▼

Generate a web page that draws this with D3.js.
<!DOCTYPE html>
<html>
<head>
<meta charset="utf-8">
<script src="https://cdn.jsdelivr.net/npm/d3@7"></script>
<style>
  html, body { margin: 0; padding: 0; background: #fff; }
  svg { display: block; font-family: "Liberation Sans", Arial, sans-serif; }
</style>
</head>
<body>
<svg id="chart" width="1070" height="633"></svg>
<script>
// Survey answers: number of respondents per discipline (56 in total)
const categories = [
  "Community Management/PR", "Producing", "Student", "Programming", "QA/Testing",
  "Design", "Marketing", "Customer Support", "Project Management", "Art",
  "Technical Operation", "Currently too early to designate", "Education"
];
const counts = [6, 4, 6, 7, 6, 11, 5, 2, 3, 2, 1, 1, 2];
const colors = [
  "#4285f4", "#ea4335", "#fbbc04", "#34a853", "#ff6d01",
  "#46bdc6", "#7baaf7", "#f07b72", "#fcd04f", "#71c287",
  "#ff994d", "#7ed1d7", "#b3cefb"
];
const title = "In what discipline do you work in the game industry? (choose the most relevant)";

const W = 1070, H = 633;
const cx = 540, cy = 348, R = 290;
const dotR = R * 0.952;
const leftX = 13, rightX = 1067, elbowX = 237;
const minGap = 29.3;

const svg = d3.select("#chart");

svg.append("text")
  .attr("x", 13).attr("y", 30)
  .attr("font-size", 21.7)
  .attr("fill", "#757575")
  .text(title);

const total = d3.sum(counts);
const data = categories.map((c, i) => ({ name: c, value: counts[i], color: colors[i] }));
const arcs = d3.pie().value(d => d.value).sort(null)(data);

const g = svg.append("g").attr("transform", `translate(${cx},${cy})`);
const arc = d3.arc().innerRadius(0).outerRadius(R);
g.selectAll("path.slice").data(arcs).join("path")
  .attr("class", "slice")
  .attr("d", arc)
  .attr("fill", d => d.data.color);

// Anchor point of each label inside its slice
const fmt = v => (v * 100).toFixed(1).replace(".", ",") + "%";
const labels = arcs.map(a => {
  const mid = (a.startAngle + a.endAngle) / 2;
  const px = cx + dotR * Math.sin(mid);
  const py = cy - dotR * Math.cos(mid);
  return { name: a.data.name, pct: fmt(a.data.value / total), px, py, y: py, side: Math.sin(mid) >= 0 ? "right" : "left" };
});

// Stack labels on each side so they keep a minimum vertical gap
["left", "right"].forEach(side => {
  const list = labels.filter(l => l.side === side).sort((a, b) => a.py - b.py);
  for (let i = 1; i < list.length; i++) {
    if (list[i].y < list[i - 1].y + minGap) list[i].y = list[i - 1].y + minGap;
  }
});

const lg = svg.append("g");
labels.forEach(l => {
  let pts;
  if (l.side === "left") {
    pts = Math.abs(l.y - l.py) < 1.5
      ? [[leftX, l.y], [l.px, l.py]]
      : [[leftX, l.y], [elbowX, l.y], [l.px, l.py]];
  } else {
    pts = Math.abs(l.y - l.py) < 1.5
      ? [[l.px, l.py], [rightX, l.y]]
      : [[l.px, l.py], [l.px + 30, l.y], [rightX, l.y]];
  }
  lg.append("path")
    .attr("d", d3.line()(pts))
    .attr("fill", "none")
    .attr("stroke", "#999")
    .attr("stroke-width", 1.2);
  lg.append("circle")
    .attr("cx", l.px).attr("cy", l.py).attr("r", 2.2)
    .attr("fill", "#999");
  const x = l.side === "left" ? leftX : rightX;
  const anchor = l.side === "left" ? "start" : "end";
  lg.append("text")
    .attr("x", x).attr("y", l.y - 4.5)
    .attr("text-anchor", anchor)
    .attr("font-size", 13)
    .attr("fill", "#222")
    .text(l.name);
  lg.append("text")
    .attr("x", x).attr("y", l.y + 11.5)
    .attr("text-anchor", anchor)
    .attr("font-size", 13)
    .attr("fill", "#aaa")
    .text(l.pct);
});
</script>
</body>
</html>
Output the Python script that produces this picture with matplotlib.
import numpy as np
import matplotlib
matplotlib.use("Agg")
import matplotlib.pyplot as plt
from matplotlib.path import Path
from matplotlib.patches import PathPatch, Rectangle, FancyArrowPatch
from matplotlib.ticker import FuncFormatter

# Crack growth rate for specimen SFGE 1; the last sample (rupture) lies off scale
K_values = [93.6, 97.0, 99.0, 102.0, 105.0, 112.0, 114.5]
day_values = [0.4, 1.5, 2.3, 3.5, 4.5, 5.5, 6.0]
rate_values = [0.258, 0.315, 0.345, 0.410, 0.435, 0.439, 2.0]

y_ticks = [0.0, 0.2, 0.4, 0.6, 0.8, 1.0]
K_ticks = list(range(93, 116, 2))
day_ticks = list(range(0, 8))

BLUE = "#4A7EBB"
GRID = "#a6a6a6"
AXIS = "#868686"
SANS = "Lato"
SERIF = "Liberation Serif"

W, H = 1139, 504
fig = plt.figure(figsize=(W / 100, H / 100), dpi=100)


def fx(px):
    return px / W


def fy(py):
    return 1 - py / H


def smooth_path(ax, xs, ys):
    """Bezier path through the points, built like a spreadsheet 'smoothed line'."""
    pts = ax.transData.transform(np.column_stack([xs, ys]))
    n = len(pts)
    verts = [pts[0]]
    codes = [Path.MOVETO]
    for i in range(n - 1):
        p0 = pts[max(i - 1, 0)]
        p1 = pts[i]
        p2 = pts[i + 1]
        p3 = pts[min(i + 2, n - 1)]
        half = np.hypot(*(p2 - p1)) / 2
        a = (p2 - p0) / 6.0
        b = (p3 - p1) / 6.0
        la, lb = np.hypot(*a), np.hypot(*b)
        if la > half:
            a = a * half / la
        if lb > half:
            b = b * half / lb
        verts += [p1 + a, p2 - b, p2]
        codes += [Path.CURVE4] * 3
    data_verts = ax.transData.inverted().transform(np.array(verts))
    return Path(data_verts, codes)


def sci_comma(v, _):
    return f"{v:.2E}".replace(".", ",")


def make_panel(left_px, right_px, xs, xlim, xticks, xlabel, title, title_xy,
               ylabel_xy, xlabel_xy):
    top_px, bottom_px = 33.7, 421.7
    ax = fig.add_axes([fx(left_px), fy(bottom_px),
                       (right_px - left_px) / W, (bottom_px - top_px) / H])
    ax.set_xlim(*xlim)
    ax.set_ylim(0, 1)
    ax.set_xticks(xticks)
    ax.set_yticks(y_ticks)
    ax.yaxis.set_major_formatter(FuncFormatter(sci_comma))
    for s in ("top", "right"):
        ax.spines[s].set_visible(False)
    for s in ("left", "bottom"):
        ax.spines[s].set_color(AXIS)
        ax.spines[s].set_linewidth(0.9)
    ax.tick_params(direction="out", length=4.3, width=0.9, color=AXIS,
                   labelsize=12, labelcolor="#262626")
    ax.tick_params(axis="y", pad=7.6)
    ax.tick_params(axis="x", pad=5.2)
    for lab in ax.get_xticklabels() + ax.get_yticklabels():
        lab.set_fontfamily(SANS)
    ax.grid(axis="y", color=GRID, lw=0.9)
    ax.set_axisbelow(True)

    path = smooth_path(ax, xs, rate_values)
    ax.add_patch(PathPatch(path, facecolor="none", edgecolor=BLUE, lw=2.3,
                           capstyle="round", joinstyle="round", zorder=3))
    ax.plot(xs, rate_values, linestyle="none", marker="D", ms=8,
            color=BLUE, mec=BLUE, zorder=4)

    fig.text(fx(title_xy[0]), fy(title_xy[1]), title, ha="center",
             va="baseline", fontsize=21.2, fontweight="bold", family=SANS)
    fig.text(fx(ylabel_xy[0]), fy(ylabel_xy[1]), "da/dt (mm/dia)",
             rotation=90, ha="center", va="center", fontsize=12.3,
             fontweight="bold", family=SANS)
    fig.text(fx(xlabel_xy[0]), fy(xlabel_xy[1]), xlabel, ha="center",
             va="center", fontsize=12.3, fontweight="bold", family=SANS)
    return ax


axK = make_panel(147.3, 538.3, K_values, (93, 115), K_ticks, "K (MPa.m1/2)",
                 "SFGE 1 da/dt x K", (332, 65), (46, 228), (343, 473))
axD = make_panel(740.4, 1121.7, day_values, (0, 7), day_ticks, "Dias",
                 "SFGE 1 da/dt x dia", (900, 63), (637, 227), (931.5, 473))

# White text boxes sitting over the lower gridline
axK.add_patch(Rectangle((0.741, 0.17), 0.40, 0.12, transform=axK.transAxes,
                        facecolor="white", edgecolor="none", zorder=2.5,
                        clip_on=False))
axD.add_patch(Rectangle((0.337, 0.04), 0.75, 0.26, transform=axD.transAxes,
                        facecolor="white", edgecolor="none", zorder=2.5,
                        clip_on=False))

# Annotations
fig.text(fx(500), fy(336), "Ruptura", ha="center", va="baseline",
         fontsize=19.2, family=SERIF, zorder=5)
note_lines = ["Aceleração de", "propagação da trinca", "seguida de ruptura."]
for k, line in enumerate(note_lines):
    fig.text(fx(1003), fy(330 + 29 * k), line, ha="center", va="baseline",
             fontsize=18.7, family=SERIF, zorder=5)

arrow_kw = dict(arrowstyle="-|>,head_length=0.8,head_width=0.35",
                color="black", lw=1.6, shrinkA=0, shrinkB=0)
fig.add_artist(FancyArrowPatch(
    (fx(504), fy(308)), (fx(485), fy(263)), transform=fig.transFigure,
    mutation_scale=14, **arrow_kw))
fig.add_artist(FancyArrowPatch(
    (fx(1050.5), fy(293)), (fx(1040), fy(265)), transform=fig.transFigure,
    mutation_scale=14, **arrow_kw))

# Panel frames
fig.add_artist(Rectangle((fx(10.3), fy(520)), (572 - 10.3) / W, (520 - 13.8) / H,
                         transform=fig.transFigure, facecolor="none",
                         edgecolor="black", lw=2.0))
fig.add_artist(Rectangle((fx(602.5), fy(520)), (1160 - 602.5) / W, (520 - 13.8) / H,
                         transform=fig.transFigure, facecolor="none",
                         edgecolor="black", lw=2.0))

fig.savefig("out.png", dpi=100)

▲

PROBLEM DESCRIPTION:
Please print exactly what appears from the first line of the data through the line with "const arcs = d3.pie().value(d", including both of those lines and nothing past them.

OUTPUT OF THE TASK:
Generate a web page that draws this with D3.js.
<!DOCTYPE html>
<html>
<head>
<meta charset="utf-8">
<script src="https://cdn.jsdelivr.net/npm/d3@7"></script>
<style>
  html, body { margin: 0; padding: 0; background: #fff; }
  svg { display: block; font-family: "Liberation Sans", Arial, sans-serif; }
</style>
</head>
<body>
<svg id="chart" width="1070" height="633"></svg>
<script>
// Survey answers: number of respondents per discipline (56 in total)
const categories = [
  "Community Management/PR", "Producing", "Student", "Programming", "QA/Testing",
  "Design", "Marketing", "Customer Support", "Project Management", "Art",
  "Technical Operation", "Currently too early to designate", "Education"
];
const counts = [6, 4, 6, 7, 6, 11, 5, 2, 3, 2, 1, 1, 2];
const colors = [
  "#4285f4", "#ea4335", "#fbbc04", "#34a853", "#ff6d01",
  "#46bdc6", "#7baaf7", "#f07b72", "#fcd04f", "#71c287",
  "#ff994d", "#7ed1d7", "#b3cefb"
];
const title = "In what discipline do you work in the game industry? (choose the most relevant)";

const W = 1070, H = 633;
const cx = 540, cy = 348, R = 290;
const dotR = R * 0.952;
const leftX = 13, rightX = 1067, elbowX = 237;
const minGap = 29.3;

const svg = d3.select("#chart");

svg.append("text")
  .attr("x", 13).attr("y", 30)
  .attr("font-size", 21.7)
  .attr("fill", "#757575")
  .text(title);

const total = d3.sum(counts);
const data = categories.map((c, i) => ({ name: c, value: counts[i], color: colors[i] }));
const arcs = d3.pie().value(d => d.value).sort(null)(data);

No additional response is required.